— Start —
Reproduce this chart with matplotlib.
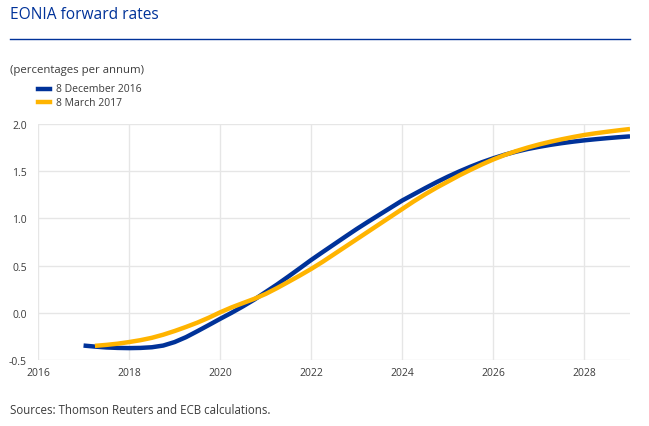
import matplotlib
matplotlib.use("Agg")
import matplotlib.pyplot as plt

# Data (quarterly)
dec_years = [2017.00, 2017.25, 2017.50, 2017.75, 2018.00, 2018.25, 2018.50, 2018.75,
             2019.00, 2019.25, 2019.50, 2019.75, 2020.00, 2020.25, 2020.50, 2020.75,
             2021.00, 2021.25, 2021.50, 2021.75, 2022.00, 2022.25, 2022.50, 2022.75,
             2023.00, 2023.25, 2023.50, 2023.75, 2024.00, 2024.25, 2024.50, 2024.75,
             2025.00, 2025.25, 2025.50, 2025.75, 2026.00, 2026.25, 2026.50, 2026.75,
             2027.00, 2027.25, 2027.50, 2027.75, 2028.00, 2028.25, 2028.50, 2028.75,
             2029.00]
dec_rates = [-0.347, -0.358, -0.367, -0.372, -0.374, -0.372, -0.365, -0.347,
             -0.310, -0.258, -0.195, -0.130, -0.064, 0.000, 0.068, 0.140,
             0.220, 0.300, 0.385, 0.472, 0.560, 0.643, 0.725, 0.807,
             0.888, 0.965, 1.040, 1.115, 1.190, 1.255, 1.320, 1.383,
             1.442, 1.497, 1.548, 1.595, 1.637, 1.675, 1.707, 1.735,
             1.758, 1.779, 1.797, 1.813, 1.827, 1.839, 1.850, 1.860,
             1.869]
mar_years = [2017.25, 2017.50, 2017.75, 2018.00, 2018.25, 2018.50, 2018.75,
             2019.00, 2019.25, 2019.50, 2019.75, 2020.00, 2020.25, 2020.50, 2020.75,
             2021.00, 2021.25, 2021.50, 2021.75, 2022.00, 2022.25, 2022.50, 2022.75,
             2023.00, 2023.25, 2023.50, 2023.75, 2024.00, 2024.25, 2024.50, 2024.75,
             2025.00, 2025.25, 2025.50, 2025.75, 2026.00, 2026.25, 2026.50, 2026.75,
             2027.00, 2027.25, 2027.50, 2027.75, 2028.00, 2028.25, 2028.50, 2028.75,
             2029.00]
mar_rates = [-0.350, -0.340, -0.327, -0.310, -0.290, -0.265, -0.232,
             -0.193, -0.150, -0.104, -0.052, 0.005, 0.057, 0.103, 0.148,
             0.200, 0.262, 0.328, 0.395, 0.465, 0.540, 0.620, 0.700,
             0.780, 0.860, 0.940, 1.020, 1.100, 1.180, 1.255, 1.325,
             1.390, 1.455, 1.515, 1.572, 1.625, 1.672, 1.713, 1.750,
             1.783, 1.812, 1.838, 1.862, 1.884, 1.902, 1.918, 1.933,
             1.947]
series_labels = ["8 December 2016", "8 March 2017"]
x_ticks = [2016, 2018, 2020, 2022, 2024, 2026, 2028]
y_ticks = [-0.5, 0.0, 0.5, 1.0, 1.5, 2.0]

BLUE = "#003299"
YELLOW = "#FFB400"
TXT = "#3c3c3c"

plt.rcParams['font.family'] = ['Open Sans', 'DejaVu Sans']

W, H = 649, 427
fig = plt.figure(figsize=(W / 100, H / 100), dpi=100)
ax = fig.add_axes([38 / W, 1 - 361 / H, (630 - 38) / W, (361 - 125) / H])

ax.plot(dec_years, dec_rates, color=BLUE, lw=3.2, solid_capstyle='butt',
        solid_joinstyle='round', zorder=3)
ax.plot(mar_years, mar_rates, color=YELLOW, lw=3.2, solid_capstyle='butt',
        solid_joinstyle='round', zorder=4)

ax.set_xlim(2016, 2029)
ax.set_ylim(-0.5, 2.0)
ax.set_xticks(x_ticks)
ax.set_xticklabels([str(t) for t in x_ticks])
ax.set_yticks(y_ticks)
ax.set_yticklabels([f"{t:.1f}" for t in y_ticks])
ax.grid(True, color="#e6e6e6", lw=1.0, zorder=0)
for s in ax.spines.values():
    s.set_visible(False)
ax.tick_params(length=0, labelsize=7.5, colors=TXT)
ax.tick_params(axis='x', pad=5)
ax.tick_params(axis='y', pad=8)

# Title and header
fig.text(10 / W, 1 - 15 / H, "EONIA forward rates", color=BLUE, fontsize=11.2,
         va='center', ha='left')
fig.add_artist(plt.Line2D([10 / W, 630 / W], [1 - 40 / H, 1 - 40 / H], color=BLUE, lw=1.0))
fig.text(10 / W, 1 - 70 / H, "(percentages per annum)", color=TXT, fontsize=8.2,
         va='center', ha='left')

# Legend
for i, (lab, col) in enumerate(zip(series_labels, [BLUE, YELLOW])):
    yy = 1 - (90 + 13 * i) / H
    fig.add_artist(plt.Line2D([38 / W, 50 / W], [yy, yy], color=col, lw=3.2))
    fig.text(56 / W, yy, lab, color=TXT, fontsize=7.5, va='center', ha='left')

fig.text(10 / W, 1 - 411 / H, "Sources: Thomson Reuters and ECB calculations.", color=TXT,
         fontsize=8.3, va='center', ha='left')

fig.savefig("out.png", dpi=100)
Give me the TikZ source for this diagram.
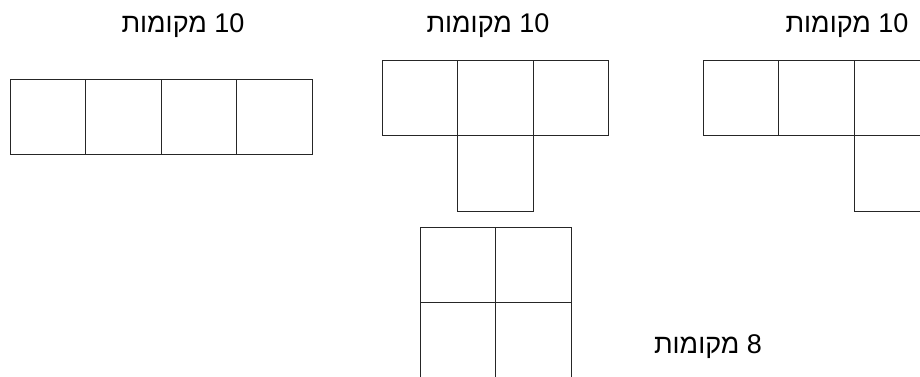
— End —
§ Instructions for the task
Repeat word for word the lines above, from the first entry through the line containing "import matplotlib.pyplot as plt", with both ends kept and the pictures dropped.

§ Answer to the exercise
Reproduce this chart with matplotlib.
import matplotlib
matplotlib.use("Agg")
import matplotlib.pyplot as plt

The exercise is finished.